Task directions: Copy out all lines carrying the word "chart".

-- start Data section --

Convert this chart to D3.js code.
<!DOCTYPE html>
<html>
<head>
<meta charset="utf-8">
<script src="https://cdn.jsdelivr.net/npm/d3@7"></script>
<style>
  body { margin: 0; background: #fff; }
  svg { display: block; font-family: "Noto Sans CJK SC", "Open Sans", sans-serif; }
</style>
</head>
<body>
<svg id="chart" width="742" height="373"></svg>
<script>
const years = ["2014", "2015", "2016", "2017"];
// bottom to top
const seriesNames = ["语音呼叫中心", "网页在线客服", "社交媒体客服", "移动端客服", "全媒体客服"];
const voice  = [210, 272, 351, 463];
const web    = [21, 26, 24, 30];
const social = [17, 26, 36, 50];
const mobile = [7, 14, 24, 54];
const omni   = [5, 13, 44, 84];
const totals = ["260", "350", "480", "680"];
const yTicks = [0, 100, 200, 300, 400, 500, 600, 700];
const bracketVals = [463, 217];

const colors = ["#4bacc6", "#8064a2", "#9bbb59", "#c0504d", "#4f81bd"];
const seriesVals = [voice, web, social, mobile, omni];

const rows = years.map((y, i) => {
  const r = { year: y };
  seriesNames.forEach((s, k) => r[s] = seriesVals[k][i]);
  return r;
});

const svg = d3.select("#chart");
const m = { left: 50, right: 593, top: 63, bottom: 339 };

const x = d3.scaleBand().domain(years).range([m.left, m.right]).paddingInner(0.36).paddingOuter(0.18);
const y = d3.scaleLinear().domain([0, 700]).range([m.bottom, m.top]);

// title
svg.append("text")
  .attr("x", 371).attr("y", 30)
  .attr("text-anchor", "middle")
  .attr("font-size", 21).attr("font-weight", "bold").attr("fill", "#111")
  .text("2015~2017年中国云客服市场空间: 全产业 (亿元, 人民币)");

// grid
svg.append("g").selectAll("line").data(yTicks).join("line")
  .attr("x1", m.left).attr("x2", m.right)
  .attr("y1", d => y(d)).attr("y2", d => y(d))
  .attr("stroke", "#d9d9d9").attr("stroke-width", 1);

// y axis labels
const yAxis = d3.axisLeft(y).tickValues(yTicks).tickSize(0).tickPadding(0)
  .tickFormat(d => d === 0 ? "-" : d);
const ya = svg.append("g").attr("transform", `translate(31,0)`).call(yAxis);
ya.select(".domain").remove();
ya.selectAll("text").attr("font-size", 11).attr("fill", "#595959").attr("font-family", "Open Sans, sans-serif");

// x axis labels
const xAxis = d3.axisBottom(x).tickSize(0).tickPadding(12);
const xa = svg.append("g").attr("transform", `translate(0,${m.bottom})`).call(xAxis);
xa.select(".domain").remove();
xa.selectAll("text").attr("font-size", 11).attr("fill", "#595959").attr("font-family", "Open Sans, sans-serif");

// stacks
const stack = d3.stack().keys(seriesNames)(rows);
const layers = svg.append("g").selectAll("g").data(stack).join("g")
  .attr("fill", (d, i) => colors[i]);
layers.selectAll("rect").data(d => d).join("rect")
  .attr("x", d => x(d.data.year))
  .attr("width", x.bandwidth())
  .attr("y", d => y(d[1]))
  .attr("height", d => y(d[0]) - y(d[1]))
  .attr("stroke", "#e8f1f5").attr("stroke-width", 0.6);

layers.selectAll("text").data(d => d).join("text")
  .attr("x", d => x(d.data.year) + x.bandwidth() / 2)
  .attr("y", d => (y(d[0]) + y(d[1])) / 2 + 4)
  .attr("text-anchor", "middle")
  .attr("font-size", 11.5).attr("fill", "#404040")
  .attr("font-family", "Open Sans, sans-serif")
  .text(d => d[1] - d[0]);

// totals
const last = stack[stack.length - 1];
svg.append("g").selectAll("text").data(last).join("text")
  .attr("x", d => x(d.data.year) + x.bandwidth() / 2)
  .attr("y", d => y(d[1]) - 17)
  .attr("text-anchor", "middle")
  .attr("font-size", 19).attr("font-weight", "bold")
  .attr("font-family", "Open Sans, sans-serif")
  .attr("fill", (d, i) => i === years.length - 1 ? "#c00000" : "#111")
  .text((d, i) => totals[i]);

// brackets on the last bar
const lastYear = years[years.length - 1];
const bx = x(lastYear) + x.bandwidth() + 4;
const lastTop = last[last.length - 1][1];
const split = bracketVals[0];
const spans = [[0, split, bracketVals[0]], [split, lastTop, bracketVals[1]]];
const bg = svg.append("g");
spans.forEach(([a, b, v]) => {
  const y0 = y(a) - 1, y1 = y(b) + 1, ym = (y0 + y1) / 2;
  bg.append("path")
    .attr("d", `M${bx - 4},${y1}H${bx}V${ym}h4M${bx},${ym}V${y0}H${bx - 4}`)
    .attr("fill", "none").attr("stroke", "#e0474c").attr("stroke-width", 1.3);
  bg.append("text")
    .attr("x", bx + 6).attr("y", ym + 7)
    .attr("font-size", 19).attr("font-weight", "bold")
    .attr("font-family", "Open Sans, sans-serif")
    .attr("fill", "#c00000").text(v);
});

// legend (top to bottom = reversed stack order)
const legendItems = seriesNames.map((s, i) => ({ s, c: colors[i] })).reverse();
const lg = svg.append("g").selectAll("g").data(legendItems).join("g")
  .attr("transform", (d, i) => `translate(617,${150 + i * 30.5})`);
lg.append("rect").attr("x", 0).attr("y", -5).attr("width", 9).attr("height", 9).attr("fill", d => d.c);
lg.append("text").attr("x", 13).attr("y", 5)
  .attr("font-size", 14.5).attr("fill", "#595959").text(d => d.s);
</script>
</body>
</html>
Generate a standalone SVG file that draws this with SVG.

-- end Data section --

Correct output:
Convert this chart to D3.js code.
<svg id="chart" width="742" height="373"></svg>
const svg = d3.select("#chart");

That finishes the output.